Sunday, February 03, 2019

SEARING ANGER AT SEARS

Sears, once an American retail giant, has gone bust. Sears is now a shadow of its former self, having closed almost 3,000 stores and cut more than 250,000 jobs since 2007.

Its top 340 executives were collectively granted a potential $25m in bonuses in December, just months after the firm declared bankruptcy.

Veteran journalist Michelle Celarier has estimated that longtime Sears chairman and former chief executive Eddie Lampert has made nearly $1.4bn (£1.1bn) off his investment in the company, thanks to performance fees, dividends and other payments.
Sears spent millions purchasing its own stock - inflating prices in a win for shareholders such as Lampert, who became chair of the firm in 2005, after arranging its merger with Kmart. Sears later borrowed more than $2bn from his hedge fund, ESL Investments. 
It also sold off parts of the business, including hundreds of properties and the mail-order catalogue Lands End, to companies affiliated with Lampert. 
ESL is now offering to buy Sears out of bankruptcy for $5.2bn. The plan could keep 425 stores open and retain up to 45,000 jobs. "ESL's current bid to 'save' the company is nothing but the final fulfilment of a years-long scheme to deprive Sears and its creditors of assets and its employees of jobs while lining Lampert's and ESL's own pockets," attorneys for a group of unsecured creditors wrote.  They accused Lampert of driving the firm to failure. Lampert will be acquiring the business on the cheap.
Elizabeth Warren slammed Lampert citing the "inherent conflicts of interest'' in the hedge fund manager's takeover of bankrupt Sears Holdings Corp. 
Warren calls Lampert a “practitioner of predatory capitalism” and questions his motive for buying the very retail chain that fell into bankruptcy under his leadership. Lampert’s hedge fund ESL Investment recently won an auction to acquire the bankrupt retailer for $5.2 billion.
“Simply put, it appears that you have enriched yourself while driving the company into bankruptcy,” she wrote.
Eileen Appelbaum, co-director of the Center for Economic and Policy Research in Washington, says those deals limited Sears' ability to invest in the future - just as the need to compete with online shopping made those investments critical. That is a pattern seen repeatedly in the recent retail failings, she said. "They want to blame everything that happens on Amazon," she says. "The fact that they have starved these organisations of resources...that's the real story."
The U.S. retail meltdown is far from over.While the collapse of storied merchants like Sears and Toys R Us has left stores shuttered across America.
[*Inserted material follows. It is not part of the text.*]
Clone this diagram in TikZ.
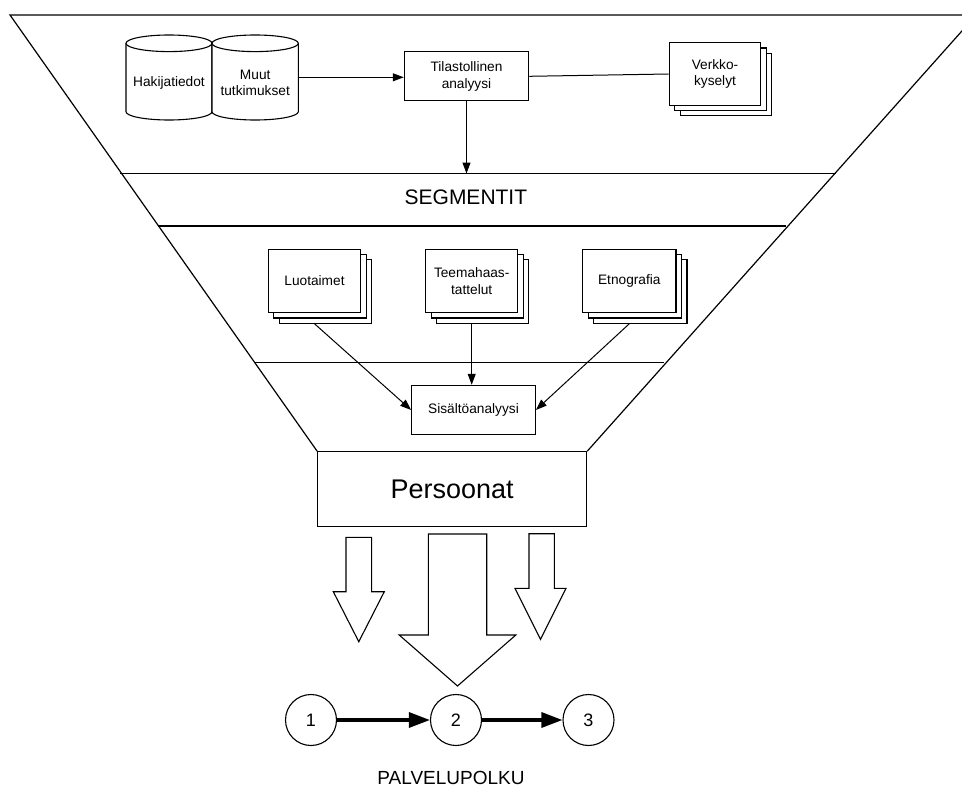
\documentclass[tikz,border=0pt]{standalone}
\usepackage{fontspec}
\setmainfont{Liberation Sans}
\usetikzlibrary{arrows.meta,shadows}
\begin{document}
\begin{tikzpicture}[x=1pt,y=-1pt,line join=miter,
  outline/.style={line width=1.2pt},
  box/.style={draw, fill=white, line width=1.1pt, inner sep=0pt, align=center,
    font=\fontsize{13.7}{16.5}\selectfont},
  docstack/.style={box, double copy shadow={shadow xshift=5.5pt, shadow yshift=-5.3pt,
    line width=1.1pt, draw=black, fill=white}},
  cyl/.style={line width=1.1pt, fill=white},
  flow/.style={line width=1pt, -{Triangle[length=11pt,width=8pt]}},
  hollow/.style={draw, fill=white, line width=1.1pt},
  stage/.style={circle, draw, fill=white, line width=1.1pt, minimum size=51pt, inner sep=0pt,
    font=\fontsize{18}{18}\selectfont},
  route/.style={line width=3.2pt, -{Triangle[length=21pt,width=15pt]}},
  caption/.style={inner sep=0pt}
]
\useasboundingbox (0,0) rectangle (962,792);
\clip (0,0) rectangle (962,792);

% main blocks
\node[box, minimum width=269pt, minimum height=74.3pt, font=\fontsize{27}{30}\selectfont]
  (pers) at (452.2,488.9) {Persoonat};

% funnel outline and band separators
\draw[outline] (976.2,15) -- (10,15) -- (pers.north west);
\draw[outline] (976.2,15) -- (pers.north east);
\draw[outline] (120,173.5) -- (836,173.5);
\draw[outline] (158,226) -- (786,226);
\draw[outline] (254,362.5) -- (664,362.5);

% data sources (two cylinders)
\draw[cyl] (126,43.3) -- (126,111.7) arc[start angle=180, end angle=360, x radius=43pt, y radius=8.3pt] -- (212,43.3);
\draw[cyl] (169,43.3) ellipse [x radius=43pt, y radius=8.3pt];
\draw[cyl] (212,43.3) -- (212,111.7) arc[start angle=180, end angle=360, x radius=43.15pt, y radius=8.3pt] -- (298.3,43.3);
\draw[cyl] (255.15,43.3) ellipse [x radius=43.15pt, y radius=8.3pt];
\node[caption, font=\fontsize{13.7}{16.5}\selectfont] (haki) at (169,83) {Hakijatiedot};
\node[caption, font=\fontsize{13.7}{16.5}\selectfont, align=center] (muut) at (255.2,83) {Muut\\tutkimukset};
\coordinate (muutR) at (298.3,77.3);

\node[box, minimum width=124.4pt, minimum height=49.3pt] (tila) at (466.5,76.3) {Tilastollinen\\analyysi};
\node[docstack, minimum width=91.5pt, minimum height=62.6pt] (verk) at (715,74) {Verkko-\\kyselyt};

\node[caption, font=\fontsize{21}{24}\selectfont] (seg) at (465.9,197.3) {SEGMENTIT};
\coordinate (segtop) at (466.5,173.5);

\node[docstack, minimum width=92.4pt, minimum height=63.4pt] (luot) at (314.5,281) {Luotaimet};
\node[docstack, minimum width=92pt, minimum height=63.4pt] (teem) at (471.7,281) {Teemahaas-\\tattelut};
\node[docstack, minimum width=93.3pt, minimum height=63.4pt] (etno) at (629.3,281) {Etnografia};
\coordinate (luotB) at ([yshift=-10.5pt]luot.south);
\coordinate (teemB) at ([yshift=-10.5pt]teem.south);
\coordinate (etnoB) at ([yshift=-10.5pt]etno.south);

\node[box, minimum width=123.6pt, minimum height=49.4pt] (sis) at (473.5,410) {Sisältöanalyysi};

% connectors
\draw[flow] (muutR) -- (muutR -| tila.west);
\draw[line width=1pt] (tila.east) -- (verk.west);
\draw[flow] (tila.south) -- (segtop);
\draw[flow] (luotB) -- (sis.west);
\draw[flow] (teemB) -- (teemB |- sis.north);
\draw[flow] (etnoB) -- (sis.east);

% hollow arrows below the personas
\draw[hollow] (346,537.3) -- (371.6,537.3) -- (371.6,591.7) -- (384.3,591.7) -- (358.8,641.7)
  -- (333.3,591.7) -- (346,591.7) -- cycle;
\draw[hollow] (428.3,534) -- (486.7,534) -- (486.7,635) -- (515.8,635) -- (457.5,686)
  -- (399.2,635) -- (428.3,635) -- cycle;
\draw[hollow] (529,533.7) -- (554.3,533.7) -- (554.3,588.3) -- (566,588.3) -- (540.5,639.3)
  -- (515,588.3) -- (529,588.3) -- cycle;

% service path
\node[stage] (c1) at (311,720) {1};
\node[stage] (c2) at (456,720) {2};
\node[stage] (c3) at (588.5,720) {3};
\draw[route] (c1) -- (c2);
\draw[route] (c2) -- (c3);
\node[caption, font=\fontsize{19}{22}\selectfont] (palv) at (451,778) {PALVELUPOLKU};
\end{tikzpicture}
\end{document}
Consumer confidence is slumping. The head of the biggest mall owner in the U.S. cautioned that more retailer bankruptcies are coming. 
"We're heading more and more into a distressed market," said Bobrow, managing director at Wells Fargo Capital Finance. Whitmore, managing director of retail finance, says retailers are laboring under debt levels that "just eclipses anything we saw in the recession."